Given instruction
Below is a listing to transcribe in full and exactly; keep the pictures out.

Stored data

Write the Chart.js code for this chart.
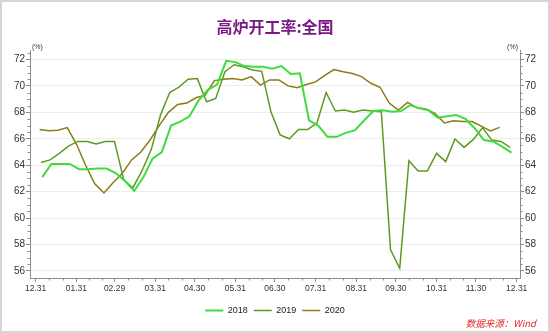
<!DOCTYPE html>
<html>
<head>
<meta charset="utf-8">
<script src="https://cdn.jsdelivr.net/npm/chart.js@4.4.0/dist/chart.umd.min.js"></script>
<style>
  html, body { margin: 0; padding: 0; background: #fff; }
  #wrap { position: relative; width: 550px; height: 333px; }
  #frame { position: absolute; left: 0; top: 0; width: 550px; height: 333px; box-sizing: border-box; border: 2px solid #d6d6d6; pointer-events: none; }
  #source { position: absolute; right: 14px; top: 316px; font: italic 9.5px "Noto Sans CJK SC", sans-serif; color: #e02727; }
</style>
</head>
<body>
<div id="wrap">
  <canvas id="chart" width="550" height="333"></canvas>
  <div id="frame"></div>
  <div id="source">数据来源：Wind</div>
</div>
<script>
// x axis: days counted from 12.31 of the previous year
const monthDays = [0, 31, 60, 91, 121, 152, 182, 213, 244, 274, 305, 335, 366];
const monthLabels = ["12.31", "01.31", "02.29", "03.31", "04.30", "05.31", "06.30",
                     "07.31", "08.31", "09.30", "10.31", "11.30", "12.31"];
const yTicks = [56, 58, 60, 62, 64, 66, 68, 70, 72];

// weekly readings (%), first reading day of each year
const years = ["2018", "2019", "2020"];
const firstDay = [5, 4, 3];
const v2018 = [63.1, 64.1, 64.1, 64.1, 63.7, 63.7, 63.75, 63.75, 63.4, 62.8,
               62.05, 63.1, 64.5, 65.0, 67.0, 67.3, 67.7, 68.9, 69.7, 70.1,
               71.9, 71.8, 71.5, 71.45, 71.45, 71.3, 71.5, 70.9, 70.95, 67.4,
               67.0, 66.15, 66.15, 66.45, 66.65, 67.4, 68.1, 68.15, 68.05, 68.1,
               68.55, 68.3, 68.15, 67.6, 67.7, 67.8, 67.5, 66.8, 65.9, 65.8,
               65.4, 64.95];
const v2019 = [64.2, 64.4, 64.9, 65.45, 65.8, 65.8, 65.6, 65.8, 65.8, 62.9,
               62.3, 63.6, 65.2, 67.8, 69.5, 69.9, 70.5, 70.55, 68.8, 69.05,
               71.07, 71.6, 71.45, 71.2, 71.1, 68.05, 66.3, 66.0, 66.7, 66.7,
               67.2, 69.5, 68.1, 68.17, 68.0, 68.17, 68.1, 68.05, 57.6, 56.2,
               64.34, 63.56, 63.56, 64.9, 64.27, 65.98, 65.35, 65.95, 66.84, 65.9,
               65.8, 65.35];
const v2020 = [66.7, 66.6, 66.65, 66.85, 65.6, 64.0, 62.6, 61.9, 62.7, 63.4,
               64.4, 65.0, 65.9, 67.0, 68.0, 68.6, 68.7, 69.1, 69.3, 70.4,
               70.5, 70.55, 70.45, 70.7, 70.06, 70.45, 70.45, 70.0, 69.86, 70.1,
               70.3, 70.8, 71.24, 71.07, 70.94, 70.7, 70.2, 69.9, 68.7, 68.17,
               68.75, 68.35, 68.25, 67.9, 67.2, 67.37, 67.3, 67.3, 66.96, 66.6,
               66.86];

const colors = ["#3fdc3f", "#5e9a22", "#8a7c14"];
const widths = [2, 1.5, 1.5];

function weekly(vals, start) {
  return vals.map((v, i) => ({ x: start + 7 * i, y: v }));
}

const axisGray = "#8c8c8c";
const numFont = "'Liberation Sans', Arial, sans-serif";

// short ticks between the labelled ones, and the (%) marks
const extras = {
  id: "extras",
  afterDraw(chart) {
    const { ctx, chartArea, scales } = chart;
    const { x, y } = scales;
    ctx.save();
    ctx.strokeStyle = axisGray;
    ctx.lineWidth = 1;
    ctx.beginPath();
    for (let v = 56.5; v <= 72.5; v += 0.5) {
      if (v % 2 === 0) continue;
      const py = Math.round(y.getPixelForValue(v)) + 0.5;
      ctx.moveTo(chartArea.left - 2.5, py); ctx.lineTo(chartArea.left, py);
      ctx.moveTo(chartArea.right, py); ctx.lineTo(chartArea.right + 2.5, py);
    }
    for (let i = 0; i < monthDays.length - 1; i++) {
      const a = monthDays[i], b = monthDays[i + 1];
      [1, 2].forEach(k => {
        const px = Math.round(x.getPixelForValue(a + (b - a) * k / 3)) + 0.5;
        ctx.moveTo(px, chartArea.bottom); ctx.lineTo(px, chartArea.bottom + 2.5);
      });
    }
    ctx.stroke();
    ctx.fillStyle = "#333";
    ctx.font = "7px " + numFont;
    ctx.textBaseline = "alphabetic";
    ctx.textAlign = "left";
    ctx.fillText("(%)", chartArea.left + 2, chartArea.top - 1);
    ctx.textAlign = "right";
    ctx.fillText("(%)", chartArea.right - 2, chartArea.top - 1);
    ctx.restore();
  }
};

new Chart(document.getElementById("chart"), {
  type: "line",
  data: {
    datasets: [v2018, v2019, v2020].map((vals, i) => ({
      label: years[i],
      data: weekly(vals, firstDay[i]),
      borderColor: colors[i],
      backgroundColor: colors[i],
      borderWidth: widths[i],
      pointRadius: 0,
      tension: 0
    }))
  },
  options: {
    responsive: false,
    animation: false,
    devicePixelRatio: 1,
    layout: { padding: { left: 0, right: 0, top: 0, bottom: 8 } },
    plugins: {
      title: {
        display: true,
        text: "高炉开工率:全国",
        color: "#7a1886",
        font: { family: "'Noto Sans CJK SC', sans-serif", size: 16, weight: "bold" },
        padding: { top: 17, bottom: 14 }
      },
      legend: {
        position: "bottom",
        labels: {
          usePointStyle: true,
          pointStyle: "line",
          pointStyleWidth: 18,
          padding: 6,
          color: "#222",
          font: { family: numFont, size: 9 }
        }
      },
      tooltip: { enabled: false }
    },
    scales: {
      x: {
        type: "linear",
        min: -4.3,
        max: 368.5,
        afterBuildTicks: s => { s.ticks = monthDays.map(v => ({ value: v })); },
        afterFit: s => { s.height = 22; },
        ticks: {
          autoSkip: false,
          maxRotation: 0,
          padding: 2,
          color: "#333",
          font: { family: numFont, size: 8.5 },
          callback: (v, i) => monthLabels[i]
        },
        grid: { display: true, drawOnChartArea: false, tickLength: 4, tickColor: axisGray },
        border: { color: axisGray }
      },
      y: {
        position: "left",
        min: 55.47,
        max: 72.7,
        afterBuildTicks: s => { s.ticks = yTicks.map(v => ({ value: v })); },
        afterFit: s => { s.width = 30; },
        ticks: { padding: 1, color: "#333", font: { family: numFont, size: 10 } },
        grid: { color: "#ececec", tickColor: axisGray, tickLength: 4 },
        border: { color: axisGray }
      },
      y2: {
        position: "right",
        min: 55.47,
        max: 72.7,
        afterBuildTicks: s => { s.ticks = yTicks.map(v => ({ value: v })); },
        afterFit: s => { s.width = 30; },
        ticks: { padding: 1, color: "#333", font: { family: numFont, size: 10 } },
        grid: { drawOnChartArea: false, tickColor: axisGray, tickLength: 4 },
        border: { color: axisGray }
      }
    }
  },
  plugins: [extras]
});
</script>
</body>
</html>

Output for this exercise
Write the Chart.js code for this chart.
<!DOCTYPE html>
<html>
<head>
<meta charset="utf-8">
<script src="https://cdn.jsdelivr.net/npm/chart.js@4.4.0/dist/chart.umd.min.js"></script>
<style>
  html, body { margin: 0; padding: 0; background: #fff; }
  #wrap { position: relative; width: 550px; height: 333px; }
  #frame { position: absolute; left: 0; top: 0; width: 550px; height: 333px; box-sizing: border-box; border: 2px solid #d6d6d6; pointer-events: none; }
  #source { position: absolute; right: 14px; top: 316px; font: italic 9.5px "Noto Sans CJK SC", sans-serif; color: #e02727; }
</style>
</head>
<body>
<div id="wrap">
  <canvas id="chart" width="550" height="333"></canvas>
  <div id="frame"></div>
  <div id="source">数据来源：Wind</div>
</div>
<script>
// x axis: days counted from 12.31 of the previous year
const monthDays = [0, 31, 60, 91, 121, 152, 182, 213, 244, 274, 305, 335, 366];
const monthLabels = ["12.31", "01.31", "02.29", "03.31", "04.30", "05.31", "06.30",
                     "07.31", "08.31", "09.30", "10.31", "11.30", "12.31"];
const yTicks = [56, 58, 60, 62, 64, 66, 68, 70, 72];

// weekly readings (%), first reading day of each year
const years = ["2018", "2019", "2020"];
const firstDay = [5, 4, 3];
const v2018 = [63.1, 64.1, 64.1, 64.1, 63.7, 63.7, 63.75, 63.75, 63.4, 62.8,
               62.05, 63.1, 64.5, 65.0, 67.0, 67.3, 67.7, 68.9, 69.7, 70.1,
               71.9, 71.8, 71.5, 71.45, 71.45, 71.3, 71.5, 70.9, 70.95, 67.4,
               67.0, 66.15, 66.15, 66.45, 66.65, 67.4, 68.1, 68.15, 68.05, 68.1,
               68.55, 68.3, 68.15, 67.6, 67.7, 67.8, 67.5, 66.8, 65.9, 65.8,
               65.4, 64.95];
const v2019 = [64.2, 64.4, 64.9, 65.45, 65.8, 65.8, 65.6, 65.8, 65.8, 62.9,
               62.3, 63.6, 65.2, 67.8, 69.5, 69.9, 70.5, 70.55, 68.8, 69.05,
               71.07, 71.6, 71.45, 71.2, 71.1, 68.05, 66.3, 66.0, 66.7, 66.7,
               67.2, 69.5, 68.1, 68.17, 68.0, 68.17, 68.1, 68.05, 57.6, 56.2,
               64.34, 63.56, 63.56, 64.9, 64.27, 65.98, 65.35, 65.95, 66.84, 65.9,
               65.8, 65.35];
const v2020 = [66.7, 66.6, 66.65, 66.85, 65.6, 64.0, 62.6, 61.9, 62.7, 63.4,
               64.4, 65.0, 65.9, 67.0, 68.0, 68.6, 68.7, 69.1, 69.3, 70.4,
               70.5, 70.55, 70.45, 70.7, 70.06, 70.45, 70.45, 70.0, 69.86, 70.1,
               70.3, 70.8, 71.24, 71.07, 70.94, 70.7, 70.2, 69.9, 68.7, 68.17,
               68.75, 68.35, 68.25, 67.9, 67.2, 67.37, 67.3, 67.3, 66.96, 66.6,
               66.86];

const colors = ["#3fdc3f", "#5e9a22", "#8a7c14"];
const widths = [2, 1.5, 1.5];

function weekly(vals, start) {
  return vals.map((v, i) => ({ x: start + 7 * i, y: v }));
}

const axisGray = "#8c8c8c";
const numFont = "'Liberation Sans', Arial, sans-serif";

// short ticks between the labelled ones, and the (%) marks
const extras = {
  id: "extras",
  afterDraw(chart) {
    const { ctx, chartArea, scales } = chart;
    const { x, y } = scales;
    ctx.save();
    ctx.strokeStyle = axisGray;
    ctx.lineWidth = 1;
    ctx.beginPath();
    for (let v = 56.5; v <= 72.5; v += 0.5) {
      if (v % 2 === 0) continue;
      const py = Math.round(y.getPixelForValue(v)) + 0.5;
      ctx.moveTo(chartArea.left - 2.5, py); ctx.lineTo(chartArea.left, py);
      ctx.moveTo(chartArea.right, py); ctx.lineTo(chartArea.right + 2.5, py);
    }
    for (let i = 0; i < monthDays.length - 1; i++) {
      const a = monthDays[i], b = monthDays[i + 1];
      [1, 2].forEach(k => {
        const px = Math.round(x.getPixelForValue(a + (b - a) * k / 3)) + 0.5;
        ctx.moveTo(px, chartArea.bottom); ctx.lineTo(px, chartArea.bottom + 2.5);
      });
    }
    ctx.stroke();
    ctx.fillStyle = "#333";
    ctx.font = "7px " + numFont;
    ctx.textBaseline = "alphabetic";
    ctx.textAlign = "left";
    ctx.fillText("(%)", chartArea.left + 2, chartArea.top - 1);
    ctx.textAlign = "right";
    ctx.fillText("(%)", chartArea.right - 2, chartArea.top - 1);
    ctx.restore();
  }
};

new Chart(document.getElementById("chart"), {
  type: "line",
  data: {
    datasets: [v2018, v2019, v2020].map((vals, i) => ({
      label: years[i],
      data: weekly(vals, firstDay[i]),
      borderColor: colors[i],
      backgroundColor: colors[i],
      borderWidth: widths[i],
      pointRadius: 0,
      tension: 0
    }))
  },
  options: {
    responsive: false,
    animation: false,
    devicePixelRatio: 1,
    layout: { padding: { left: 0, right: 0, top: 0, bottom: 8 } },
    plugins: {
      title: {
        display: true,
        text: "高炉开工率:全国",
        color: "#7a1886",
        font: { family: "'Noto Sans CJK SC', sans-serif", size: 16, weight: "bold" },
        padding: { top: 17, bottom: 14 }
      },
      legend: {
        position: "bottom",
        labels: {
          usePointStyle: true,
          pointStyle: "line",
          pointStyleWidth: 18,
          padding: 6,
          color: "#222",
          font: { family: numFont, size: 9 }
        }
      },
      tooltip: { enabled: false }
    },
    scales: {
      x: {
        type: "linear",
        min: -4.3,
        max: 368.5,
        afterBuildTicks: s => { s.ticks = monthDays.map(v => ({ value: v })); },
        afterFit: s => { s.height = 22; },
        ticks: {
          autoSkip: false,
          maxRotation: 0,
          padding: 2,
          color: "#333",
          font: { family: numFont, size: 8.5 },
          callback: (v, i) => monthLabels[i]
        },
        grid: { display: true, drawOnChartArea: false, tickLength: 4, tickColor: axisGray },
        border: { color: axisGray }
      },
      y: {
        position: "left",
        min: 55.47,
        max: 72.7,
        afterBuildTicks: s => { s.ticks = yTicks.map(v => ({ value: v })); },
        afterFit: s => { s.width = 30; },
        ticks: { padding: 1, color: "#333", font: { family: numFont, size: 10 } },
        grid: { color: "#ececec", tickColor: axisGray, tickLength: 4 },
        border: { color: axisGray }
      },
      y2: {
        position: "right",
        min: 55.47,
        max: 72.7,
        afterBuildTicks: s => { s.ticks = yTicks.map(v => ({ value: v })); },
        afterFit: s => { s.width = 30; },
        ticks: { padding: 1, color: "#333", font: { family: numFont, size: 10 } },
        grid: { drawOnChartArea: false, tickColor: axisGray, tickLength: 4 },
        border: { color: axisGray }
      }
    }
  },
  plugins: [extras]
});
</script>
</body>
</html>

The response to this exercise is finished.